Momentum dependence of the single-particle self-energy and fluctuation spectrum of slightly underdoped Bi2Sr2CaCu2O8+δ from high-resolution laser angle-resolved photoemission

We deduce the normal-state angle-resolved single-particle self-energy Sigma(theta,omega) and the Eliashberg function (i.e., the product of the fluctuation spectrum and its coupling to fermions alpha F-2(theta,omega) for the high-temperature superconductor Bi2Sr2CaCu2O8+delta from the ultrahigh-resolution laser angle-resolved photoemission spectroscopy (ARPES).

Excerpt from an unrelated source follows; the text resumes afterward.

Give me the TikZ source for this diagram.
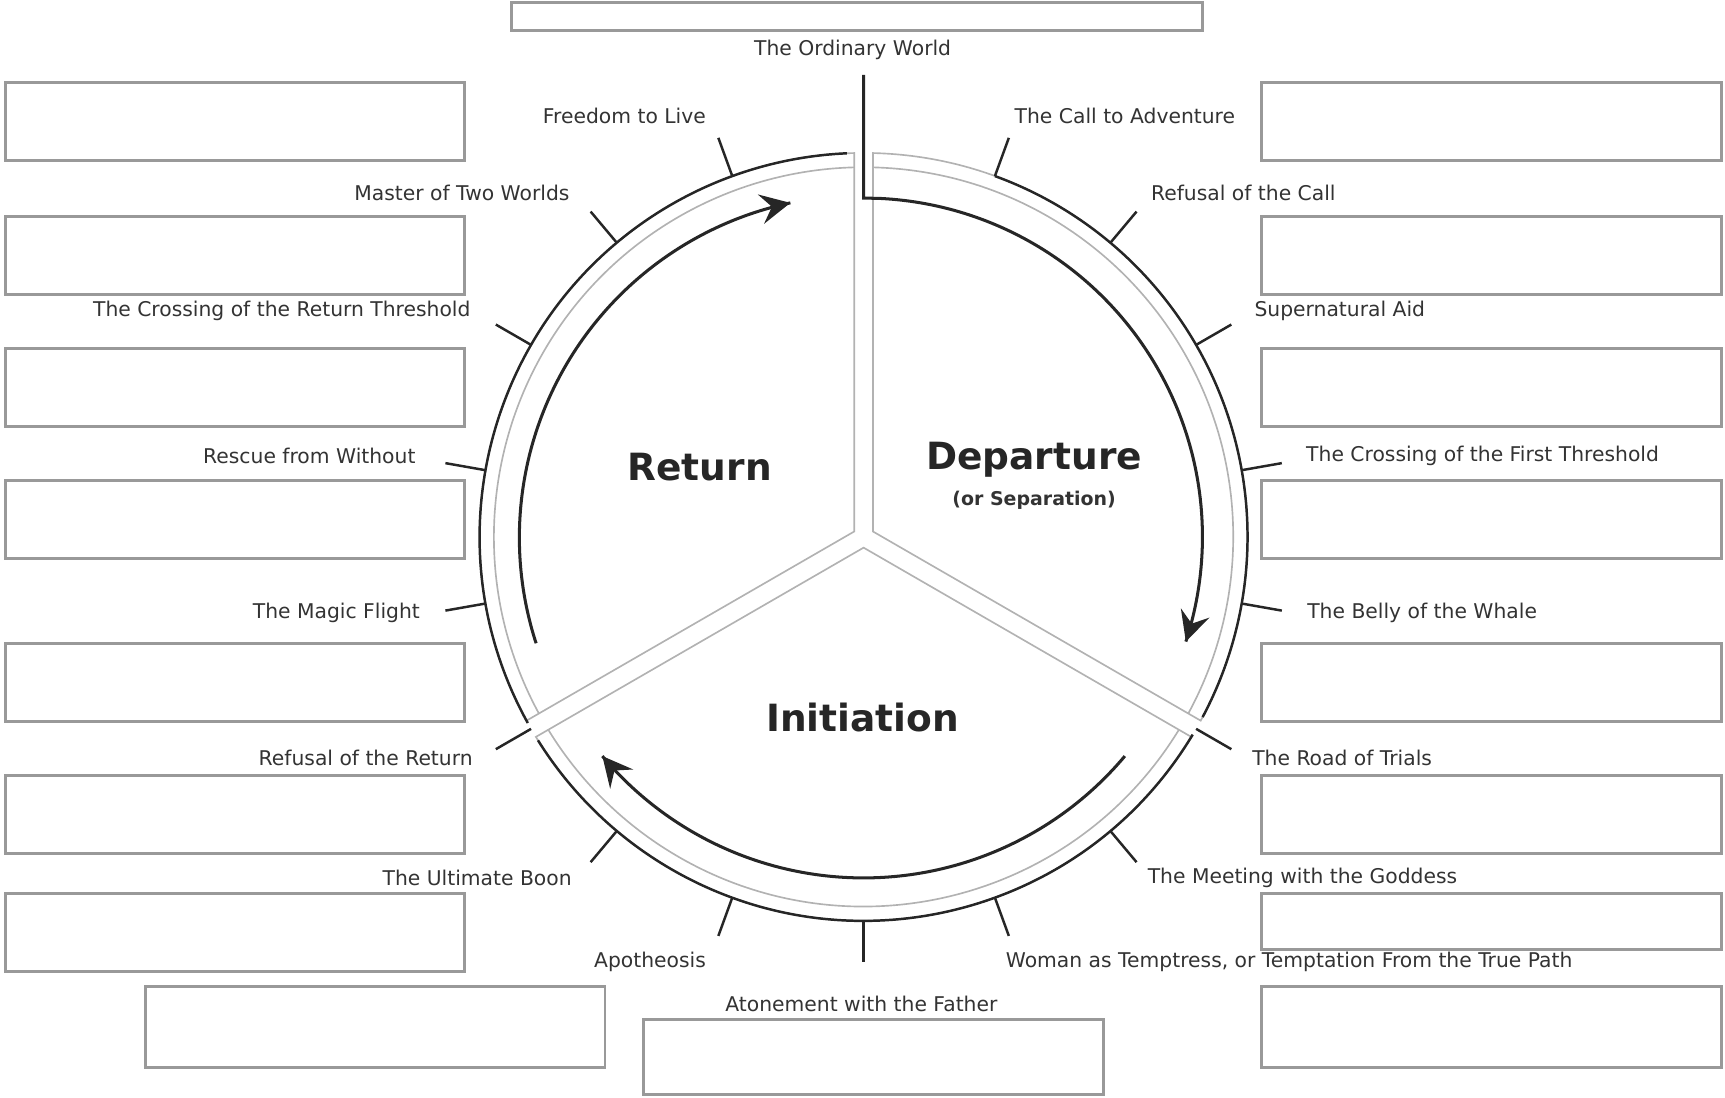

The self-energy Sigma(theta,omega) at energy omega along several cuts normal to the Fermi surface at the tilt angles theta with respect to the nodal direction in a slightly underdoped Bi2Sr2CaCu2O8+delta were extracted by fitting the ARPES momentum distribution curves. Then, using the extracted self-energy as the experimental input, the alpha F-2(theta,omega) is deduced by inverting the Eliashberg equation employing the adaptive maximum entropy method. Our principal result is that the Eliashberg functions alpha F-2(theta,omega) collapse for all theta onto a single function of omega up to the upper cut-off energy despite the theta dependence of the self-energy. The in-plane momentum anisotropy is therefore predominantly due to the anisotropic band-dispersion effects. The obtained Eliashberg function has a small peak at omega approximate to 0.05 eV and flattens out above 0.1 eV up to the angle-dependent cutoff. It takes the intrinsic cutoff of about 0.4 eV or the energy of the bottom of the band with respect to the Fermi energy in the direction theta, whichever is lower. The angle independence of the alpha F-2(theta,omega) is consistent only with the fluctuation spectra which have the short correlation length on the scale of the lattice constant. This implies among others that the antiferromagnetic fluctuations may not be the underlying physics of the deduced fluctuation spectrum.